You almost had me at Hello
Within 30 minutes of stepping inside downtown Santa Fe, this is what happened:
“I love the color of your legs. You’re almost the same color as me,” a man shouted from several feet away. “Come here. Let’s compare.”
“I don’t know,” I said, eyeing his dark brown skin. “I think you’ve got me beat.”
But he was insistent that we were the same color and he walked right up to me and pressed his hip next to mine so that our skin was touching and I laughed, because I looked positively jaundiced next to him but he was still impressed.
“How’d you do it?” he asked.
“Mexico.”
Wandering around the next bend, a man who looked like he could have been an extra in the movie Heidi, or maybe Indiana Jones, was walking towards me with a rather large dog, and so I did what I always do in such a situation: moved to the side, allowing the other person to pass me with a wide berth, so as not to allow Rennie to cause any problems.
“Oh, thank you. I was going to do that,” the man said as he got closer. “Six years ago, this one—”
But then I could not hear what he said regarding his dog, because both dogs started snarling at each other.
“He what?” I asked, turning back to the man, who had by now passed me.
“Treed. A. Bear.”
“Oh,” I said, and started laughing as I carried on down the street.
And then, not 10 steps later, a man sitting to the left with two pit bulls started admiring Rennie and he called him a girl, which I said happened all the time, because he is such a delicate young man, which is likely because he was only four months old when he got neutered, to which this guy responded that it was a shame he had been neutered, to which I responded that it was before I had adopted him but that I would have done the same, because you know, that’s what you do. But this guy said that it’s what lazy people do, because the alternative is to keep the dogs apart during certain times in their, er, reproductive phases. And I was just sort of quiet to that one, because it all sounded so New Age and outside anything that I wanted to know at that very moment. And then he almost convinced me to stick around Santa Fe for a second night, because the next night was when some of the galleries were open late for First Friday and the Georgia O’Keefe museum was free but then I kept walking, looking for dinner, and by the next morning, I had decided to keep moving, because the thing about traveling with a dog and staying at campsites during the heat of summer is that it’s hard to be a tourist. You have to do things during the day that are inclusive of your buddy, since you cannot leave him in the hot car, and I was pretty sure that I did not want to just wander the streets of Santa Fe all day, window shopping and sitting in shady spots, because Rennie is also rather intolerant of the heat, so even hiking somewhere in the area was out of the question. Basically, anything that did not involve air conditioning was out of the question.

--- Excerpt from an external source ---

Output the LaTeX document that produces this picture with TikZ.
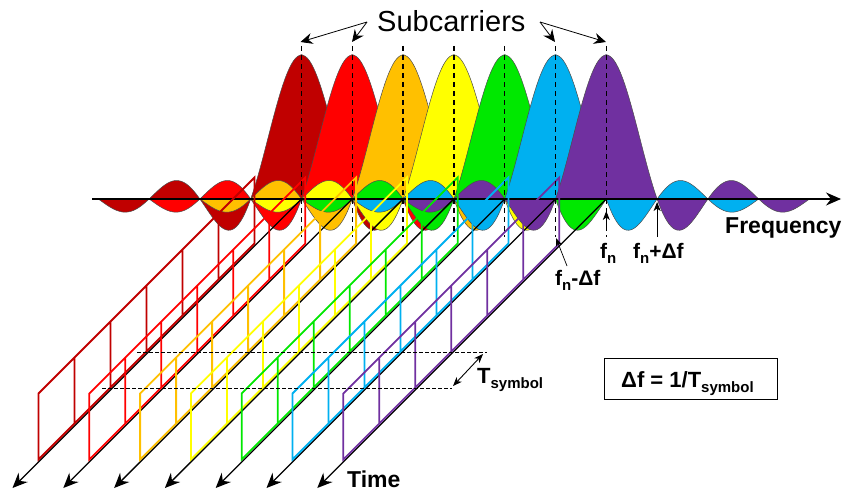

But I liked the city. It had good vibes. It felt like a big small town, like the kind of place where you could just roll in one night, decided to settle down, get a random job at a random cafe, start making connections and find yourself still there, 10 years later. I had the feeling that if I did stick around, I would meet a lot of people and I would laugh a lot more than I already had in half an hour and that I might even stop getting my pets fixed, so I kept moving but not before having a lovely plate of mezze in a quiet courtyard on a side street that no one else seemed to know existed, and then waking up the next morning to take Rennie across the empty, four-lane highway in the early light of dawn, watching the sunrise over the mountains behind the city, which was nestled into the hills just like Easter eggs in a basket.





I so wish you had a photo of that man pressing your legs together.
I do, too. It occurred to me moments after it had happened and I was already around the next block. I sort of kicked myself about it, no pun intended.
Ditto on that one. Thank you THANK YOU for the photo of the mezze, because I had not the slightest idea what that might be. It looks like a Greek-Mexican-Southern U.S.
mixture, which it might very well be, based on the name, right? Stuffed grape leaves, some kind of colorful chopped peppers (with Feta?), and grits topped with an olive.
It’s a sure bet that if you were to hang around Santa Fe for long that you would not be lacking in male companionship.
More great photos of adobe this time, and deserted streets.
Grits? No. That was hummus. Everything on the plate was Mediterranean, actually. I think one of the owners was from somewhere over there.